◆ Given problem:
Gather the lines below that include the string "matplotlib", copying each in full.

◆ Data supplied:
▼▼▼

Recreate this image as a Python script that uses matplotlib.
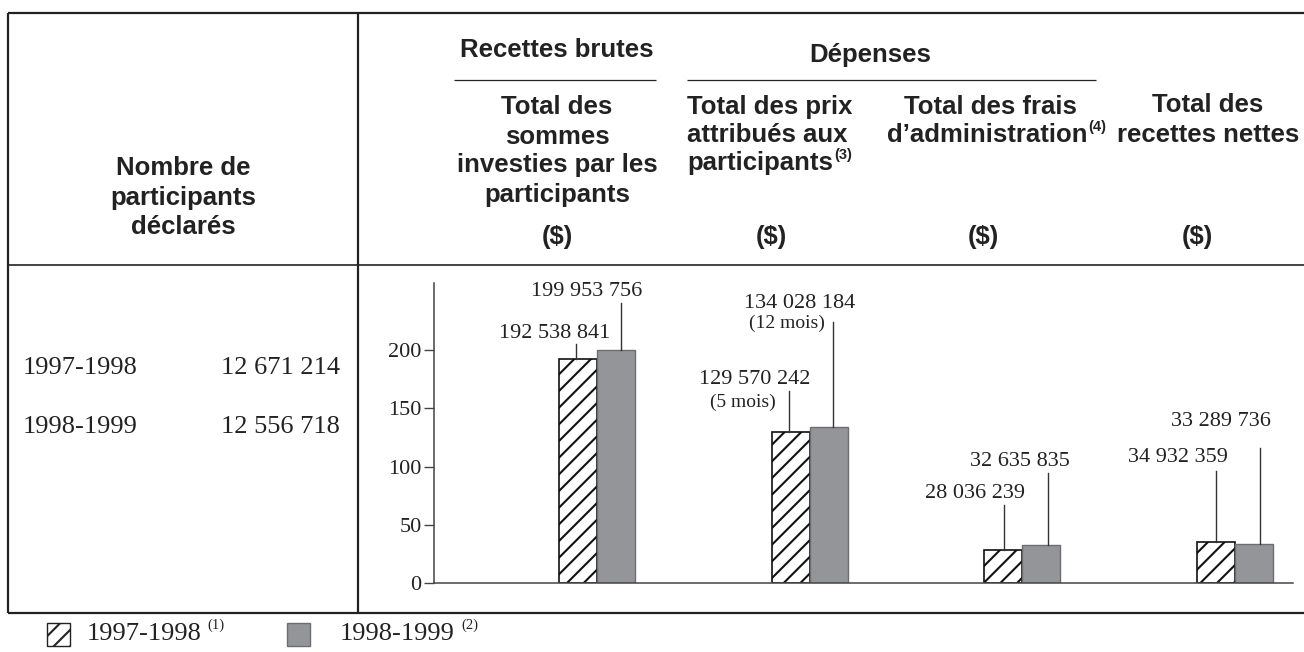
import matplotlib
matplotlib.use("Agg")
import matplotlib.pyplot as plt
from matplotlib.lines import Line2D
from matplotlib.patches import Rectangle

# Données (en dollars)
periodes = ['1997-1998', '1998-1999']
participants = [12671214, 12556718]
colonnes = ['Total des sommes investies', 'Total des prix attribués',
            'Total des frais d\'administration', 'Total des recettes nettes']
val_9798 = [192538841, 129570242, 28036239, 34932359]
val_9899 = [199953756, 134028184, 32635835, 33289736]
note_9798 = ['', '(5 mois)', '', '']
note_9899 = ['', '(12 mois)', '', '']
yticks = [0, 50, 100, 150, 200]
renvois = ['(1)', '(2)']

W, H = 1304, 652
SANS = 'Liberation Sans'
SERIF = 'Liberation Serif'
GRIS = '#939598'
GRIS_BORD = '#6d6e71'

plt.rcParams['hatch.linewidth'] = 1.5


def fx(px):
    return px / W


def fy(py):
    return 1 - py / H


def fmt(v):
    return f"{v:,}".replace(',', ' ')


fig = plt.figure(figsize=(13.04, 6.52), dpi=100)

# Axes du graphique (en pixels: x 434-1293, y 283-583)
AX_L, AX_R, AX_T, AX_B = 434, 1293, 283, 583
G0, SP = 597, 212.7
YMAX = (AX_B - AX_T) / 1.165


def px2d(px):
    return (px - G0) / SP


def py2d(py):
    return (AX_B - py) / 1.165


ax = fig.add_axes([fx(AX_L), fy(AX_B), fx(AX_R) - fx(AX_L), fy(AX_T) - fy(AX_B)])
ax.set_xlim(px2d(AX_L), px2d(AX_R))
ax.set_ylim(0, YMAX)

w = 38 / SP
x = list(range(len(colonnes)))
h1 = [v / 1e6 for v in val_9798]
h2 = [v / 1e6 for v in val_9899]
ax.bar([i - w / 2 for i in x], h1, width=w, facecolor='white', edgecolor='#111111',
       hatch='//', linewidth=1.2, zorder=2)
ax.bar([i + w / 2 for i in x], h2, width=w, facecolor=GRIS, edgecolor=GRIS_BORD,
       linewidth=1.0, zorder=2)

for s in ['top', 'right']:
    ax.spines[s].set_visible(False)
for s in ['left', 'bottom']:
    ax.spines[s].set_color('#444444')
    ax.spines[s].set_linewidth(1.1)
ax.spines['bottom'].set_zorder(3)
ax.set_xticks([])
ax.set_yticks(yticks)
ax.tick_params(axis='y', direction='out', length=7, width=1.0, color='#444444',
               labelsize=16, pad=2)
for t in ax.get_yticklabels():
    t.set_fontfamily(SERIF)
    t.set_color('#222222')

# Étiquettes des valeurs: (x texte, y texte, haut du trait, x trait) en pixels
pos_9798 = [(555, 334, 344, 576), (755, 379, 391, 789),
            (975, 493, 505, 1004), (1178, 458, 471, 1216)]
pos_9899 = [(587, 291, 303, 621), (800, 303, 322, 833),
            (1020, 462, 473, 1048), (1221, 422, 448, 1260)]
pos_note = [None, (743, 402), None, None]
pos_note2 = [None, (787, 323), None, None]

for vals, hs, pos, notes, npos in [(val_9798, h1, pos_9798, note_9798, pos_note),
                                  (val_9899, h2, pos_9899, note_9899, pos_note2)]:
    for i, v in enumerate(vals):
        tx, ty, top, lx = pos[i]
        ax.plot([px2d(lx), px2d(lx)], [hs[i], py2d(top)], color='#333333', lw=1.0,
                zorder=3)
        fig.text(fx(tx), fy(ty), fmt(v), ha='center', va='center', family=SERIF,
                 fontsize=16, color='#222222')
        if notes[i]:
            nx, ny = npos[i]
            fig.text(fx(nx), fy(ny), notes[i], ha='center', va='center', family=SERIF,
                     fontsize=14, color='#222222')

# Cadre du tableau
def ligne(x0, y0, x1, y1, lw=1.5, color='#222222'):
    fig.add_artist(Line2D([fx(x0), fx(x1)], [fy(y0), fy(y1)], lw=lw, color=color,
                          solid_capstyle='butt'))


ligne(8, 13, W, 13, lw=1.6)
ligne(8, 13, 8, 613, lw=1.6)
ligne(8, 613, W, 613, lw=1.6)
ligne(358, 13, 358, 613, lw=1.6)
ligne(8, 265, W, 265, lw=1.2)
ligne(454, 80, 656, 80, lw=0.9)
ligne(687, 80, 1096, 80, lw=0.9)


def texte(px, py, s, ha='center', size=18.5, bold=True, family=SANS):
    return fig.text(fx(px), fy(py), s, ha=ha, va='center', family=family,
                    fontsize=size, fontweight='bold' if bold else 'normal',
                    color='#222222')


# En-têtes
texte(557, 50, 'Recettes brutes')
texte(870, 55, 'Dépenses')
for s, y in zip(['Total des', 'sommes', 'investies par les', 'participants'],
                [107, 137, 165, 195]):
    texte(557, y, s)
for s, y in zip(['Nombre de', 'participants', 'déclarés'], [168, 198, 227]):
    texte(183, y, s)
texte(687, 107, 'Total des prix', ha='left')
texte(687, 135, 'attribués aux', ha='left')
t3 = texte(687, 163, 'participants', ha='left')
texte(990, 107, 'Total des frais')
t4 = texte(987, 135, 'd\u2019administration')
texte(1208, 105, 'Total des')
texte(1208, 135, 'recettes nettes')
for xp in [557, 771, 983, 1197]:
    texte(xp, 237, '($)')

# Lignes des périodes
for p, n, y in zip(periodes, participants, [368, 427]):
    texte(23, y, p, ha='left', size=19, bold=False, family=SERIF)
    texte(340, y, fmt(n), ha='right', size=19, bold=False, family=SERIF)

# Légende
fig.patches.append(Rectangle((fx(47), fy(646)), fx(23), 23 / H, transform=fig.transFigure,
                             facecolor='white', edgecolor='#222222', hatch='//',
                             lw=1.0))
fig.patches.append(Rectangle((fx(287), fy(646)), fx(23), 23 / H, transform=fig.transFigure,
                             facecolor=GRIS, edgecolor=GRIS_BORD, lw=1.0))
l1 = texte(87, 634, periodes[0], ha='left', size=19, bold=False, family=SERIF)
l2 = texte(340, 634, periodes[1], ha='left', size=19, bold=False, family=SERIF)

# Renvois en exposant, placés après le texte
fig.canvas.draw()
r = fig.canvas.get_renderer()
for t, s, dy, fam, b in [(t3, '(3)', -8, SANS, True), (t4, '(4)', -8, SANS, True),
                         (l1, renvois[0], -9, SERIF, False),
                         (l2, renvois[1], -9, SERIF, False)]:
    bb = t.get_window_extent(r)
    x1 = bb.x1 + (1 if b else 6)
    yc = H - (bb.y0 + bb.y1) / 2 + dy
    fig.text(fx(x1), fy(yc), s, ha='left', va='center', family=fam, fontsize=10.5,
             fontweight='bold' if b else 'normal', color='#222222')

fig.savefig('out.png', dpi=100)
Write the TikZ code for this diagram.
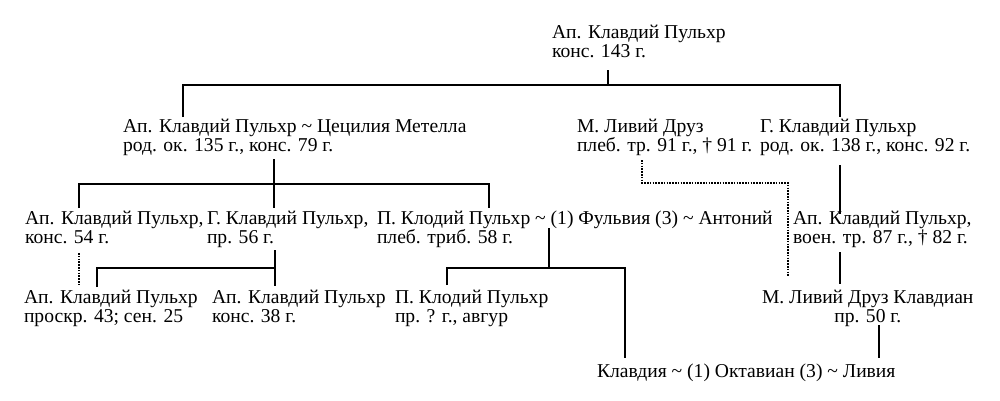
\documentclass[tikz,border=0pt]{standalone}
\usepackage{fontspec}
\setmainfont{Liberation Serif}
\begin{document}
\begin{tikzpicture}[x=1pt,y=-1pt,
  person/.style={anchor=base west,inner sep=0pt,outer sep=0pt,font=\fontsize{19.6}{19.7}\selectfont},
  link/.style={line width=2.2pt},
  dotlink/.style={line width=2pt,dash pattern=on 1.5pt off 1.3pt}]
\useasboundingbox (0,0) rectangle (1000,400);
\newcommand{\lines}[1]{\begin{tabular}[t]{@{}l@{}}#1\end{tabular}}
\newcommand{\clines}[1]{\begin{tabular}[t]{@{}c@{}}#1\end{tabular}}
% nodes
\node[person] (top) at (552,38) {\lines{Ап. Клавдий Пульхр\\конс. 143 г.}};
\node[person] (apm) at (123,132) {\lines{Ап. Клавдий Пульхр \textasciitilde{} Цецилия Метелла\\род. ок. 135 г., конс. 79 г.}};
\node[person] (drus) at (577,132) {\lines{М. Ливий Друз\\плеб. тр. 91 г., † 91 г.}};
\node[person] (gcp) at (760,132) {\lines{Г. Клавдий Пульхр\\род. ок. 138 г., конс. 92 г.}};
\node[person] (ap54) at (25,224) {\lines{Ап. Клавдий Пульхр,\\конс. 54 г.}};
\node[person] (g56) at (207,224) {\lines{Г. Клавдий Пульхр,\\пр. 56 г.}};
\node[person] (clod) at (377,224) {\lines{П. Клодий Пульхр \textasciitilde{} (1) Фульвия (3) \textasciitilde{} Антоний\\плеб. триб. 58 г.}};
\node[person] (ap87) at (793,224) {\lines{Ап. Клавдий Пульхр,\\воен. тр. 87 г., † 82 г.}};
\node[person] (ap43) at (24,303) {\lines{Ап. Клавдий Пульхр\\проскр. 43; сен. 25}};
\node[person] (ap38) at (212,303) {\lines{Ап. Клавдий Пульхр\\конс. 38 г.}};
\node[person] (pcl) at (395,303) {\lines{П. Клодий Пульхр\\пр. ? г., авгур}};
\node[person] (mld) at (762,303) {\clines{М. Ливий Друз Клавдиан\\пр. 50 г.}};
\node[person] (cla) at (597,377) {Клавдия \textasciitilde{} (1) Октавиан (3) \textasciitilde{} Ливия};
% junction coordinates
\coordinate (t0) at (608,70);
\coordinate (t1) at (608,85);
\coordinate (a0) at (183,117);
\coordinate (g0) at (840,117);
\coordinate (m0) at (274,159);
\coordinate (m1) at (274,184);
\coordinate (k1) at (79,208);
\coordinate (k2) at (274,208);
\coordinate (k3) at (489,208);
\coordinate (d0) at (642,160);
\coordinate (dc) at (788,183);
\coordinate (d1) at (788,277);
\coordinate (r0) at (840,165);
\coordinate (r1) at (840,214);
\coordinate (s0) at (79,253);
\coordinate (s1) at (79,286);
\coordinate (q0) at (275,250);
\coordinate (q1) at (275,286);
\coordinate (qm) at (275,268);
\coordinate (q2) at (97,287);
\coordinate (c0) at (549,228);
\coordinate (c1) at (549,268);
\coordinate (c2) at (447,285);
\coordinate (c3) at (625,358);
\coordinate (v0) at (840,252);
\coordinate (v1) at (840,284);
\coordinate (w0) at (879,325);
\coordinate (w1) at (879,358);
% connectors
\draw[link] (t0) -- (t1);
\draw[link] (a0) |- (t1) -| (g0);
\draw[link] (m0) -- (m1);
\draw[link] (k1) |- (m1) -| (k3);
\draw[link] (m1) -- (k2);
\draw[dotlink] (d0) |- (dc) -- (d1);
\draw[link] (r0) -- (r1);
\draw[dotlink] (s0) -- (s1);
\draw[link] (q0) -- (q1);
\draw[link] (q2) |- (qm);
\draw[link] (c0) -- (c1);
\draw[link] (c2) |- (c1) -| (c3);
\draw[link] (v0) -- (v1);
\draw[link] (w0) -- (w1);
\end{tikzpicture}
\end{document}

▲▲▲

◆ Answer for this exercise:
Recreate this image as a Python script that uses matplotlib.
import matplotlib
matplotlib.use("Agg")
import matplotlib.pyplot as plt
from matplotlib.lines import Line2D
from matplotlib.patches import Rectangle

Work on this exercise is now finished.